Words have meanings. But are they the meaning that you thought they meant. There are countless times in mediation, where, just like in the Larsen cartoons, one party will hear the words said by the other side, and understand it to mean something very different. Here are just a few examples:
When people use the phrase “I may have” or “I may be able to get the client to pay” or any variation, the other side hears: “I have” or “I can get the client to pay.” “May” is usually taken out of the interpretation.
“Settle it for 50 to 75.”
This is an easy one. Depending on what number is more favorable to the recipient is the one they hear. If they want a lower number, they hear the lower number.

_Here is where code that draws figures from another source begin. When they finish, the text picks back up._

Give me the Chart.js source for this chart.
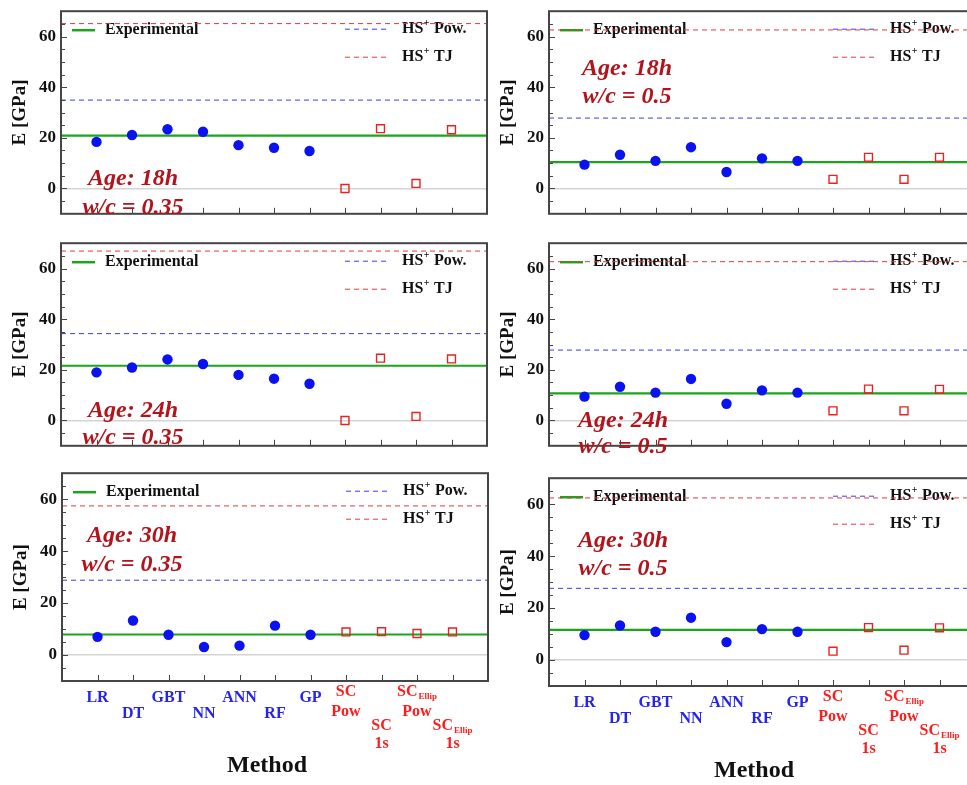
<!DOCTYPE html>
<html><head><meta charset="utf-8">
<script src="https://cdn.jsdelivr.net/npm/chart.js@4"></script>
<style>
html,body{margin:0;padding:0;overflow:hidden;background:#fff;width:967px;height:785px;position:relative;}
.p{position:absolute;}
</style></head><body>
<script>
// ---------- data ----------
const methods = ['LR','DT','GBT','NN','ANN','RF','GP','SC\nPow','SC\n1s','SC_Ellip\nPow','SC_Ellip\n1s'];
const yTicks = [0, 20, 40, 60];

// Age 18h, w/c = 0.35
const ml18_035 = [18.4, 21.1, 23.4, 22.4, 17.1, 16.1, 14.8];
const sc18_035 = [0.0, 23.6, 2.0, 23.2];
const ref18_035 = [20.9, 34.9, 65.1]; // Experimental, HS+ Pow., HS+ TJ
// Age 18h, w/c = 0.5
const ml18_05 = [9.4, 13.3, 10.9, 16.3, 6.5, 11.9, 10.9];
const sc18_05 = [3.6, 12.3, 3.6, 12.3];
const ref18_05 = [10.4, 27.8, 62.6];
// Age 24h, w/c = 0.35
const ml24_035 = [19.0, 20.9, 24.1, 22.3, 18.0, 16.5, 14.5];
const sc24_035 = [0.0, 24.6, 1.6, 24.3];
const ref24_035 = [21.6, 34.3, 66.9];
// Age 24h, w/c = 0.5
const ml24_05 = [9.4, 13.3, 11.0, 16.4, 6.6, 11.9, 11.0];
const sc24_05 = [3.8, 12.4, 3.8, 12.3];
const ref24_05 = [10.7, 27.8, 62.7];
// Age 30h, w/c = 0.35
const ml30_035 = [7.0, 13.3, 7.8, 3.1, 3.6, 11.3, 7.8];
const sc30_035 = [8.9, 9.0, 8.3, 8.9];
const ref30_035 = [7.9, 28.8, 57.4];
// Age 30h, w/c = 0.5
const ml30_05 = [9.6, 13.3, 10.9, 16.3, 6.9, 11.9, 10.9];
const sc30_05 = [3.4, 12.5, 3.8, 12.4];
const ref30_05 = [11.6, 27.6, 62.4];

// ---------- styling / layout ----------
const SERIF = "'Liberation Serif','Times New Roman',serif";
const PLOT_W = 426, PLOT_H = 213, YAXIS_W = 61;
const panels = [
  {left:61,  top:6,     ml:ml18_035, sc:sc18_035, ref:ref18_035, age:'Age: 18h', wc:'w/c = 0.35', ann:[72,168,197], bottom:false},
  {left:549, top:5.5,   ml:ml18_05,  sc:sc18_05,  ref:ref18_05,  age:'Age: 18h', wc:'w/c = 0.5',  ann:[78,58,86],   bottom:false},
  {left:61,  top:237.5, ml:ml24_035, sc:sc24_035, ref:ref24_035, age:'Age: 24h', wc:'w/c = 0.35', ann:[72,168,195], bottom:false},
  {left:549, top:237.5, ml:ml24_05,  sc:sc24_05,  ref:ref24_05,  age:'Age: 24h', wc:'w/c = 0.5',  ann:[74,178,204], bottom:false},
  {left:62,  top:467.5, ml:ml30_035, sc:sc30_035, ref:ref30_035, age:'Age: 30h', wc:'w/c = 0.35', ann:[70,63,92],   bottom:true},
  {left:549, top:472.5, ml:ml30_05,  sc:sc30_05,  ref:ref30_05,  age:'Age: 30h', wc:'w/c = 0.5',  ann:[74,63,91],   bottom:true}
];
const C_GREEN = '#1aa51a', C_BLUE_D = '#3c3ce6', C_RED_D = '#e23a3a';
const C_PT = '#0b12f0', C_SQ = '#e62222', C_ANN = '#b3141c';
const C_XBLUE = '#2424ee', C_XRED = '#ff1c1c';

function drawSup(ctx, x, y, base, sup, rest, size){
  ctx.textAlign='left'; ctx.textBaseline='middle';
  ctx.font = `bold ${size}px ${SERIF}`;
  ctx.fillText(base, x, y); x += ctx.measureText(base).width;
  ctx.font = `bold ${Math.round(size*0.62)}px ${SERIF}`;
  ctx.fillText(sup, x+0.5, y-6); x += ctx.measureText(sup).width + 1;
  ctx.font = `bold ${size}px ${SERIF}`;
  ctx.fillText(rest, x, y);
}
function drawSub(ctx, cx, y, text, color){
  const [main, sub] = text.split('_');
  ctx.fillStyle=color; ctx.textBaseline='middle';
  ctx.font = `bold 16px ${SERIF}`; const w1 = ctx.measureText(main).width;
  let w2 = 0;
  if (sub){ ctx.font = `bold 9px ${SERIF}`; w2 = ctx.measureText(sub).width + 1; }
  let x = cx - (w1+w2)/2;
  ctx.textAlign='left';
  ctx.font = `bold 16px ${SERIF}`; ctx.fillText(main, x, y);
  if (sub){ ctx.font = `bold 9px ${SERIF}`; ctx.fillText(sub, x+w1+1, y+5); }
}

const deco = {
  id:'deco',
  beforeDatasetsDraw(chart){
    const ctx = chart.ctx, a = chart.chartArea;
    ctx.save();
    ctx.lineWidth = 2.5; ctx.strokeStyle = C_GREEN; ctx.setLineDash([]);
    ctx.beginPath(); ctx.moveTo(a.left+11, a.top+19); ctx.lineTo(a.left+34, a.top+19); ctx.stroke();
    ctx.fillStyle = '#111'; ctx.font = `bold 16px ${SERIF}`; ctx.textAlign='left'; ctx.textBaseline='middle';
    ctx.fillText('Experimental', a.left+44, a.top+19);
    ctx.lineWidth = 1; ctx.setLineDash([5,4]);
    ctx.strokeStyle = C_BLUE_D; ctx.beginPath(); ctx.moveTo(a.left+284, a.top+18); ctx.lineTo(a.left+329, a.top+18); ctx.stroke();
    ctx.strokeStyle = C_RED_D; ctx.beginPath(); ctx.moveTo(a.left+284, a.top+46); ctx.lineTo(a.left+329, a.top+46); ctx.stroke();
    ctx.setLineDash([]); ctx.fillStyle='#111';
    drawSup(ctx, a.left+341, a.top+18, 'HS', '+', ' Pow.', 16);
    drawSup(ctx, a.left+341, a.top+46, 'HS', '+', ' TJ', 16);
    ctx.restore();
  },
  afterDraw(chart){
    const ctx = chart.ctx, a = chart.chartArea, ys = chart.scales.y, xs = chart.scales.x;
    const p = chart.options.plugins.deco;
    ctx.save();
    // ticks (inward)
    ctx.strokeStyle = '#444'; ctx.lineWidth = 1; ctx.setLineDash([]);
    for (let v = -5; v < 70; v += 5){
      const y = Math.round(ys.getPixelForValue(v))+0.5;
      const len = (v % 20 === 0) ? 6 : 4;
      ctx.beginPath(); ctx.moveTo(a.left, y); ctx.lineTo(a.left+len, y); ctx.stroke();
    }
    for (let i = 1; i <= methods.length; i++){
      const x = Math.round(xs.getPixelForValue(i))+0.5;
      ctx.beginPath(); ctx.moveTo(x, a.bottom); ctx.lineTo(x, a.bottom-6); ctx.stroke();
    }
    // frame
    ctx.lineWidth = 2; ctx.strokeStyle = '#454545';
    ctx.strokeRect(a.left, a.top, a.right-a.left, a.bottom-a.top);
    // annotation
    ctx.fillStyle = C_ANN; ctx.textAlign='center'; ctx.textBaseline='middle';
    ctx.font = `italic bold 24px ${SERIF}`;
    ctx.fillText(p.age, a.left+p.ann[0], a.top+p.ann[1]);
    ctx.fillText(p.wc, a.left+p.ann[0], a.top+p.ann[2]);
    if (p.bottom){
      methods.forEach((m, i) => {
        const x = xs.getPixelForValue(i+1);
        const color = i < 7 ? C_XBLUE : C_XRED;
        const lines = m.split('\n');
        const low = i < 7 ? (i % 2 === 1) : (i % 2 === 0);
        if (lines.length === 1){
          drawSub(ctx, x, a.bottom + (low ? 33 : 17), lines[0], color);
        } else {
          const offs = low ? [45, 63] : [11, 31];
          drawSub(ctx, x, a.bottom + offs[0], lines[0], color);
          drawSub(ctx, x, a.bottom + offs[1], lines[1], color);
        }
      });
      ctx.fillStyle = '#111'; ctx.textAlign='center'; ctx.textBaseline='middle';
      ctx.font = `bold 24px ${SERIF}`;
      ctx.fillText('Method', a.left+205, a.bottom+85);
    }
    ctx.restore();
  }
};

function hline(v, color, dash, width){
  return {type:'line', data:[{x:0,y:v},{x:12,y:v}], borderColor:color, borderWidth:width,
          borderDash:dash, pointRadius:0, fill:false, order:2};
}

panels.forEach(cfg => {
  const padTop = 10, padRight = 8, padBottom = cfg.bottom ? 105 : 10;
  const div = document.createElement('div'); div.className = 'p';
  div.style.left = (cfg.left - YAXIS_W) + 'px';
  div.style.top = (cfg.top - padTop) + 'px';
  div.style.width = (YAXIS_W + PLOT_W + padRight) + 'px';
  div.style.height = (padTop + PLOT_H + padBottom) + 'px';
  const c = document.createElement('canvas'); div.appendChild(c); document.body.appendChild(div);
  new Chart(c, {
    type:'scatter',
    data:{datasets:[
      {label:'ML', data:cfg.ml.map((v,i)=>({x:i+1,y:v})), pointStyle:'circle', pointRadius:5.2,
       backgroundColor:C_PT, borderColor:C_PT, borderWidth:0, order:0},
      {label:'SC', data:cfg.sc.map((v,i)=>({x:i+8,y:v})), pointStyle:'rect', pointRadius:5.6,
       backgroundColor:'rgba(255,255,255,0)', borderColor:C_SQ, borderWidth:1.4, order:0},
      hline(cfg.ref[0], C_GREEN, [], 2.2),
      hline(cfg.ref[1], C_BLUE_D, [5,4], 1),
      hline(cfg.ref[2], C_RED_D, [5,4], 1)
    ]},
    options:{
      responsive:true, maintainAspectRatio:false, animation:false, events:[],
      layout:{padding:{top:padTop, right:padRight, bottom:padBottom, left:0}},
      plugins:{legend:{display:false}, tooltip:{enabled:false},
        deco:{age:cfg.age, wc:cfg.wc, ann:cfg.ann, bottom:cfg.bottom}},
      scales:{
        x:{type:'linear', min:0, max:12, ticks:{display:false}, grid:{display:false}, border:{display:false},
           afterFit:s=>{s.height=0;}},
        y:{type:'linear', min:-10, max:70,
           afterBuildTicks:s=>{s.ticks = yTicks.map(v=>({value:v}));},
           afterFit:s=>{s.width=YAXIS_W;},
           ticks:{font:{family:SERIF, size:17, weight:'bold'}, color:'#111', padding:5},
           grid:{drawTicks:false, color:ctx=> (ctx.tick && ctx.tick.value===0) ? '#d4d4d4' : 'rgba(0,0,0,0)', lineWidth:1.5},
           border:{display:false},
           title:{display:true, text:'E [GPa]', color:'#111', font:{family:SERIF, size:19, weight:'bold'}, padding:{top:9,bottom:0}}
        }
      }
    },
    plugins:[deco]
  });
});
</script>
</body></html>
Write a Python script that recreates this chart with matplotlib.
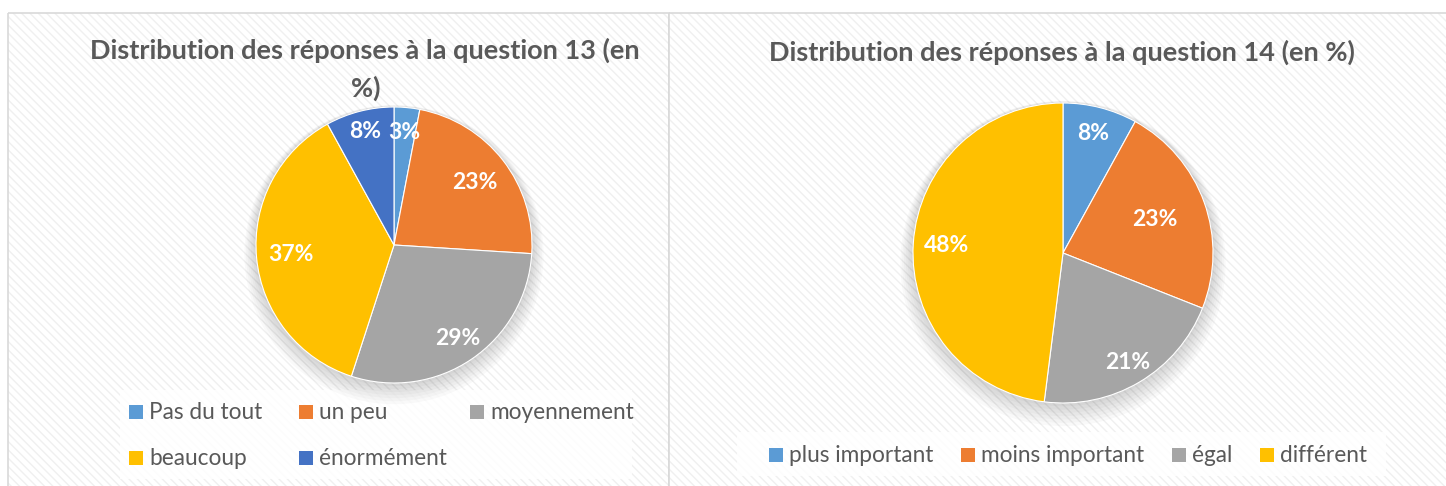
import numpy as np
import matplotlib
matplotlib.use("Agg")
import matplotlib.pyplot as plt
from matplotlib.patches import Rectangle, Circle

plt.rcParams['font.family'] = ['Lato', 'DejaVu Sans']

# data
q13_labels = ["Pas du tout", "un peu", "moyennement", "beaucoup", "énormément"]
q13_values = [3, 23, 29, 37, 8]
q13_colors = ["#5B9BD5", "#ED7D31", "#A5A5A5", "#FFC000", "#4472C4"]

q14_labels = ["plus important", "moins important", "égal", "différent"]
q14_values = [8, 23, 21, 48]
q14_colors = ["#5B9BD5", "#ED7D31", "#A5A5A5", "#FFC000"]

W, H = 1446, 486
TXT = "#595959"

fig = plt.figure(figsize=(W / 100, H / 100), dpi=100)
fig.patch.set_facecolor("white")

# background panels (pixel coords, y down)
bg = fig.add_axes([0, 0, 1, 1])
bg.set_xlim(0, W)
bg.set_ylim(H, 0)
bg.axis("off")
for x0, x1 in [(8, 669), (669, W + 5)]:
    bg.add_patch(Rectangle((x0, 13), x1 - x0, H, facecolor="white",
                           edgecolor="#F0F0F0", hatch="\\\\\\\\", lw=0))
    bg.add_patch(Rectangle((x0, 13), x1 - x0, H, facecolor="none",
                           edgecolor="#D9D9D9", lw=1.2))


def pie_axes(cx, cy, r):
    return fig.add_axes([(cx - r) / W, (H - cy - r) / H, 2 * r / W, 2 * r / H])


def draw_pie(ax, values, colors, label_r):
    # soft shadow
    for k in range(8):
        ax.add_patch(Circle((0, -0.01 * k), 1.0 + 0.012 * k, color="#000000",
                            alpha=0.025, lw=0, zorder=0, clip_on=False))
    wedges, texts, autotexts = ax.pie(
        values, colors=colors, startangle=90, counterclock=False,
        autopct="%d%%", wedgeprops=dict(linewidth=0.8, edgecolor="white"),
        textprops=dict(color="white", fontsize=16.5, fontweight="bold"))
    for w, t, d in zip(wedges, autotexts, label_r):
        ang = np.deg2rad((w.theta1 + w.theta2) / 2)
        t.set_position((d * np.cos(ang), d * np.sin(ang)))
    ax.set_xlim(-1, 1)
    ax.set_ylim(-1, 1)
    ax.set_aspect("equal")
    ax.axis("off")
    return wedges


def draw_legend(box, labels, colors, slots):
    x0, y0, x1, y1 = box
    bg.add_patch(Rectangle((x0, y0), x1 - x0, y1 - y0, facecolor="white",
                           edgecolor="none", alpha=0.85, zorder=3))
    for lab, col, (mx, my) in zip(labels, colors, slots):
        bg.add_patch(Rectangle((mx, my - 7), 14, 14, facecolor=col,
                               edgecolor="none", zorder=4))
        bg.text(mx + 20, my + 7, lab, ha="left", va="baseline",
                fontsize=16.3, color=TXT, zorder=4)


ax1 = pie_axes(394, 245, 138)
draw_pie(ax1, q13_values, q13_colors, [0.82, 0.74, 0.82, 0.75, 0.85])
ax2 = pie_axes(1063, 253, 150)
draw_pie(ax2, q14_values, q14_colors, [0.82, 0.65, 0.85, 0.78])

# titles
fig.text(365 / W, 1 - 50 / H, "Distribution des réponses à la question 13 (en",
         ha="center", va="center", fontsize=19.5, fontweight="bold", color=TXT)
fig.text(366 / W, 1 - 88 / H, "%)", ha="center", va="center",
         fontsize=19.5, fontweight="bold", color=TXT)
fig.text(1062 / W, 1 - 52 / H, "Distribution des réponses à la question 14 (en %)",
         ha="center", va="center", fontsize=19.5, fontweight="bold", color=TXT)

# legends
draw_legend((120, 390, 632, 479), q13_labels, q13_colors,
            [(129, 411.5), (299, 411.5), (470, 411.5), (129, 457.5), (299, 457.5)])
draw_legend((737, 432, 1386, 476), q14_labels, q14_colors,
            [(769, 455), (961, 455), (1172, 455), (1260, 455)])

fig.savefig("out.png", dpi=100)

“I think this case is worth…”
Whatever number you state “may” now become the number you just offered. “I think the case is worth $50,000.” Oh, you just made an offer to settle for $50,000.
“My Bottom Line is…”
Come on, is it really your bottom line? Other people hear, “The number I would like to achieve is _______, but I would probably go [lower/higher].”
“I probably [did/said/acted/landed, etc.]…”
When talking about a past event, and answering a question no one ever probably did anything. When using this phrase, that person is not recalling that they did anything. They are thinking about what they did, not recalling it. Many people misinterpret that phrase to mean that the person actually did that. Frankly, it probably means that person is lying. “I probably went downstairs last night.” Really, you don’t know if you went downstairs or not?
“That’s a good question…”
We all know it is a good question. When a person is saying that is a good question, they aren’t complementing you on your examination skills, they are buying time to come up with an answer.
Can you think of other commonly misinterpreted phrases?